▶ _Instructions to follow_: List each line holding the string "that".

▶ _Data in this exercise_:
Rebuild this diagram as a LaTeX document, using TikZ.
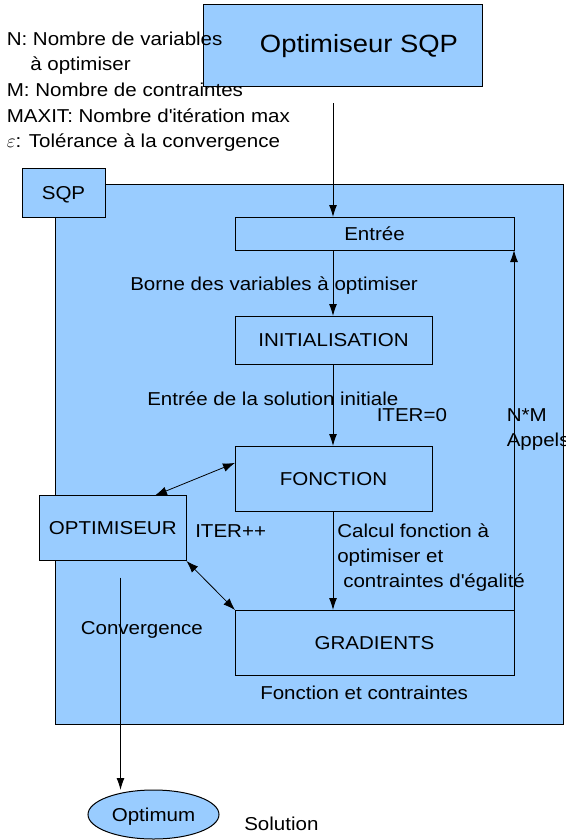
\documentclass[tikz,border=0pt]{standalone}
\usepackage{fontspec}
\setmainfont[FakeStretch=1.1]{Liberation Sans}
\usetikzlibrary{arrows.meta,calc,shapes.geometric}
\definecolor{sqpblue}{RGB}{153,204,255}
\tikzset{box/.style={draw,fill=sqpblue,line width=0.75pt,inner sep=0pt,outer sep=0pt,text height=10pt,text depth=0pt},
    lbl/.style={anchor=base west,inner sep=0pt},
    arr/.style={-{Latex[length=9pt,width=6pt]},line width=0.75pt},
    dbl/.style={{Latex[length=9pt,width=6.5pt]}-{Latex[length=9pt,width=6.5pt]},line width=0.6pt}}

\begin{document}
\begin{tikzpicture}[x=0.75pt,y=0.75pt,yscale=-1,xscale=1,font=\fontsize{14}{17}\selectfont]
\useasboundingbox (0,0) rectangle (566,840);

%Shape: Rectangle [SQP container]
\node [box, minimum width=381pt, minimum height=405pt] (sqpbox) at (309,454) {};
%Shape: Rectangle [SQP tab]
\node [box, minimum width=62.25pt, minimum height=36.75pt] (sqptab) at (63.5,192.5) {SQP};
%Shape: Rectangle [Optimiseur SQP]
\node [box, minimum width=209.25pt, minimum height=61.5pt] (optsqp) at (342.5,45) {};
\node [font=\fontsize{18.7}{22}\selectfont, inner sep=0pt, text height=13.4pt, text depth=0pt] (optsqptxt) at (359,44) {Optimiseur SQP};
%Shape: Rectangle [Entree]
\node [box, minimum width=209.25pt, minimum height=24.75pt] (entree) at (374.5,233.5) {Entrée};
%Shape: Rectangle [INITIALISATION]
\node [box, minimum width=147.75pt, minimum height=36pt] (init) at (333.5,340) {INITIALISATION};
%Shape: Rectangle [FONCTION]
\node [box, minimum width=147.75pt, minimum height=48.75pt] (fonction) at (333.5,478.5) {FONCTION};
%Shape: Rectangle [OPTIMISEUR]
\node [box, minimum width=110.6pt, minimum height=49.1pt] (optimiseur) at (112.75,528.25) {OPTIMISEUR};
%Shape: Rectangle [GRADIENTS]
\node [box, minimum width=209.25pt, minimum height=48.75pt] (gradients) at (374.5,642.5) {GRADIENTS};
%Shape: Ellipse [Optimum]
\node [box, ellipse, minimum width=98.25pt, minimum height=36.75pt] (optimum) at (153.5,814.5) {Optimum};

%Free ends
\coordinate (sqpin) at (333,103);
\coordinate (convout) at (120.5,577.5);

%Straight Lines
\draw [arr] (sqpin) -- (sqpin |- entree.north);
\draw [arr] (entree.south -| sqpin) -- (init.north -| sqpin);
\draw [arr] (init.south -| sqpin) -- (fonction.north -| sqpin);
\draw [arr] (fonction.south -| sqpin) -- (gradients.north -| sqpin);
\draw [arr] (gradients.north east) -- (entree.south east);
\draw [dbl] ($(fonction.north west)!0.26!(fonction.south west)$) -- ($(optimiseur.north west)!0.786!(optimiseur.north east)$);
\draw [dbl] (optimiseur.south east) -- (gradients.north west);
\draw [arr] (convout) -- (convout |- optimum.north);

% Text Node
\node [lbl] (leg1) at (6.5,45.2) {N: Nombre de variables};
% Text Node
\node [lbl] (leg2) at (30,70.8) {à optimiser};
% Text Node
\node [lbl] (leg3) at (6.5,96.4) {M: Nombre de contraintes};
% Text Node
\node [lbl] (leg4) at (6.5,122) {MAXIT: Nombre d\textquotesingle itération max};
% Text Node
\node [lbl] (leg5) at (6.5,147.6) {$\varepsilon$: Tolérance à la convergence};
% Text Node
\node [lbl] (borne) at (130,290) {Borne des variables à optimiser};
% Text Node
\node [lbl] (solinit) at (147,405) {Entrée de la solution initiale};
% Text Node
\node [lbl] (iterzero) at (376.5,421) {ITER=0};
% Text Node
\node [lbl] (nm) at (506.5,421) {N*M};
% Text Node
\node [lbl] (appels) at (506.5,446) {Appels};
% Text Node
\node [lbl] (iterpp) at (195,537) {ITER++};
% Text Node
\node [lbl] (calcA) at (337,537) {Calcul fonction à};
% Text Node
\node [lbl] (calcB) at (337,562) {optimiser et};
% Text Node
\node [lbl] (calcC) at (343,587) {contraintes d\textquotesingle égalité};
% Text Node
\node [lbl] (conv) at (80.5,634) {Convergence};
% Text Node
\node [lbl] (fctcontr) at (260,699) {Fonction et contraintes};
% Text Node
\node [lbl] (solution) at (244,830) {Solution};

\end{tikzpicture}
\end{document}
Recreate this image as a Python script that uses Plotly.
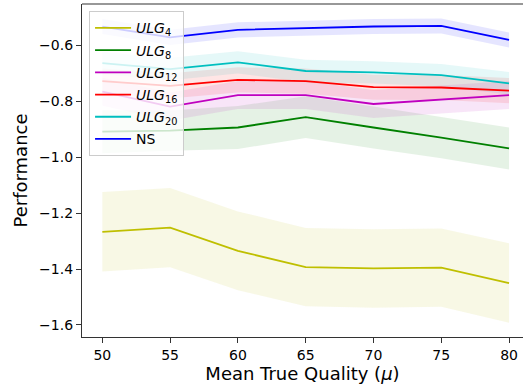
import plotly.graph_objects as go

mu = [50, 55, 60, 65, 70, 75, 80]

ulg4 = [-1.267, -1.252, -1.335, -1.393, -1.398, -1.395, -1.450]
ulg4_err = [0.142, 0.142, 0.141, 0.140, 0.140, 0.140, 0.142]
ulg8 = [-0.909, -0.905, -0.894, -0.857, -0.894, -0.930, -0.969]
ulg8_err = [0.077, 0.072, 0.077, 0.075, 0.075, 0.074, 0.075]
ulg12 = [-0.766, -0.819, -0.778, -0.778, -0.810, -0.795, -0.778]
ulg12_err = [0.05, 0.05, 0.05, 0.05, 0.05, 0.05, 0.05]
ulg16 = [-0.728, -0.745, -0.724, -0.728, -0.750, -0.751, -0.762]
ulg16_err = [0.045, 0.045, 0.045, 0.045, 0.045, 0.045, 0.045]
ulg20 = [-0.664, -0.685, -0.661, -0.692, -0.697, -0.707, -0.736]
ulg20_err = [0.04, 0.04, 0.04, 0.04, 0.04, 0.04, 0.04]
ns = [-0.533, -0.572, -0.545, -0.538, -0.533, -0.531, -0.581]
ns_err = [0.027, 0.027, 0.027, 0.027, 0.027, 0.027, 0.027]

series = [
    ("<i>ULG</i><sub>4</sub>", ulg4, ulg4_err, (191, 191, 0)),
    ("<i>ULG</i><sub>8</sub>", ulg8, ulg8_err, (0, 128, 0)),
    ("<i>ULG</i><sub>12</sub>", ulg12, ulg12_err, (191, 0, 191)),
    ("<i>ULG</i><sub>16</sub>", ulg16, ulg16_err, (255, 0, 0)),
    ("<i>ULG</i><sub>20</sub>", ulg20, ulg20_err, (0, 191, 191)),
    ("NS", ns, ns_err, (0, 0, 255)),
]

fig = go.Figure()
for name, vals, err, c in series:
    up = [v + e for v, e in zip(vals, err)]
    lo = [v - e for v, e in zip(vals, err)]
    fig.add_trace(go.Scatter(
        x=mu + mu[::-1], y=up + lo[::-1], fill="toself",
        fillcolor=f"rgba({c[0]},{c[1]},{c[2]},0.1)",
        line=dict(width=0), mode="lines", showlegend=False, hoverinfo="skip"))
for i, (name, vals, err, c) in enumerate(series):
    fig.add_trace(go.Scatter(
        x=mu, y=vals, mode="lines", name=name, legendgroup=f"g{i}",
        line=dict(color=f"rgb({c[0]},{c[1]},{c[2]})", width=1.8)))

axcol = "#333333"
yt = [-0.6, -0.8, -1.0, -1.2, -1.4, -1.6]
fig.update_layout(
    width=523, height=389,
    margin=dict(l=82, r=0, t=4, b=52),
    paper_bgcolor="white", plot_bgcolor="white",
    font=dict(family="DejaVu Sans", color="black", size=14),
    showlegend=True,
    legend=dict(x=0.016, y=0.978, xanchor="left", yanchor="top",
                bgcolor="rgba(255,255,255,0.8)", bordercolor="#cccccc",
                borderwidth=1, font=dict(size=14), tracegroupgap=1,
                itemwidth=36),
    xaxis=dict(range=[48.5, 81.03], tickvals=mu, ticks="outside", ticklen=5,
               tickcolor=axcol, showline=True, linecolor=axcol, linewidth=1.2,
               showgrid=False, zeroline=False, automargin=False,
               tickfont=dict(size=14),
               title=dict(text="Mean True Quality (<i>μ</i>)", font=dict(size=18), standoff=5)),
    yaxis=dict(range=[-1.643, -0.4525], tickvals=yt,
               ticktext=["−0.6", "−0.8", "−1.0", "−1.2", "−1.4", "−1.6"],
               ticks="outside", ticklen=5, tickcolor=axcol,
               showline=True, linecolor=axcol, linewidth=1.2,
               showgrid=False, zeroline=False, automargin=False,
               tickfont=dict(size=14),
               title=dict(text="Performance", font=dict(size=18), standoff=6)),
    shapes=[dict(type="line", xref="paper", yref="paper", x0=0, x1=1, y0=1, y1=1,
                 line=dict(color=axcol, width=1.2))],
)
fig.write_html("out.html", config={"displayModeBar": False},
               post_script="document.body.style.margin='0';document.body.style.overflow='hidden';")
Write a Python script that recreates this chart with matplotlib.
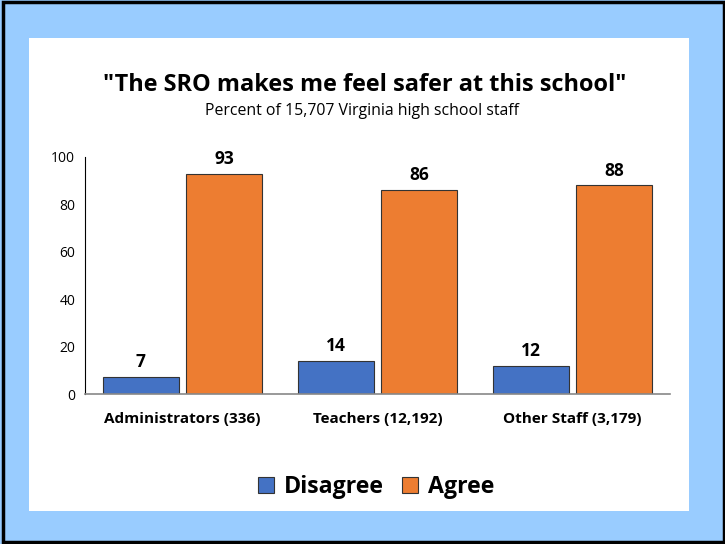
import matplotlib.pyplot as plt
from matplotlib.patches import Rectangle

groups = ["Administrators (336)", "Teachers (12,192)", "Other Staff (3,179)"]
disagree = [7, 14, 12]
agree = [93, 86, 88]
yticks = [0, 20, 40, 60, 80, 100]

plt.rcParams['font.family'] = ['Open Sans', 'DejaVu Sans']

fig = plt.figure(figsize=(7.25, 5.44), dpi=100)
fig.patch.set_facecolor('#99ccff')

# white panel and outer frame
fig.patches.append(Rectangle((29 / 725, 1 - 511 / 544), 660 / 725, 473 / 544,
                             transform=fig.transFigure, facecolor='white',
                             edgecolor='none', zorder=-10))
fig.patches.append(Rectangle((0.004, 0.004), 0.994, 0.992, transform=fig.transFigure,
                             facecolor='none', edgecolor='black', linewidth=2.5, zorder=10))

ax = fig.add_axes([85 / 725, 1 - 394 / 544, 585 / 725, 237 / 544])
ax.set_facecolor('none')

x = list(range(len(groups)))
w = 0.39
off = 0.214
b1 = ax.bar([i - off for i in x], disagree, w, color='#4472c4', edgecolor='#333333', linewidth=0.8)
b2 = ax.bar([i + off for i in x], agree, w, color='#ed7d31', edgecolor='#333333', linewidth=0.8)

for bars, vals in ((b1, disagree), (b2, agree)):
    for b, v in zip(bars, vals):
        ax.text(b.get_x() + b.get_width() / 2, v + 2.5, str(v), ha='center', va='bottom',
                fontsize=12.5, fontweight='bold')

ax.set_xlim(-0.5, 2.5)
ax.set_ylim(0, 100)
ax.set_yticks(yticks)
ax.tick_params(axis='y', length=0, labelsize=10, pad=7)
ax.set_xticks(x)
ax.set_xticklabels(groups, fontsize=11, fontweight='bold')
ax.tick_params(axis='x', length=0, pad=13)
ax.spines['top'].set_visible(False)
ax.spines['right'].set_visible(False)
ax.spines['left'].set_color('black')
ax.spines['left'].set_linewidth(0.8)
ax.spines['bottom'].set_color('#888888')
ax.spines['bottom'].set_linewidth(1.2)

fig.text(365 / 725, 1 - 85 / 544, '"The SRO makes me feel safer at this school"',
         ha='center', va='center', fontsize=16.9, fontweight='bold')
fig.text(362 / 725, 1 - 111 / 544, 'Percent of 15,707 Virginia high school staff',
         ha='center', va='center', fontsize=11.4)

leg = fig.legend([b1, b2], ['Disagree', 'Agree'], loc='center', bbox_to_anchor=(376 / 725, 1 - 487 / 544),
                 ncol=2, frameon=False, prop={'size': 16.7, 'weight': 'bold'},
                 handlelength=0.7, handleheight=0.7, handletextpad=0.4, columnspacing=0.8)

fig.savefig('out.png', dpi=100, facecolor=fig.get_facecolor())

▶ _Answer to this task_:
Recreate this image as a Python script that uses Plotly.
Write a Python script that recreates this chart with matplotlib.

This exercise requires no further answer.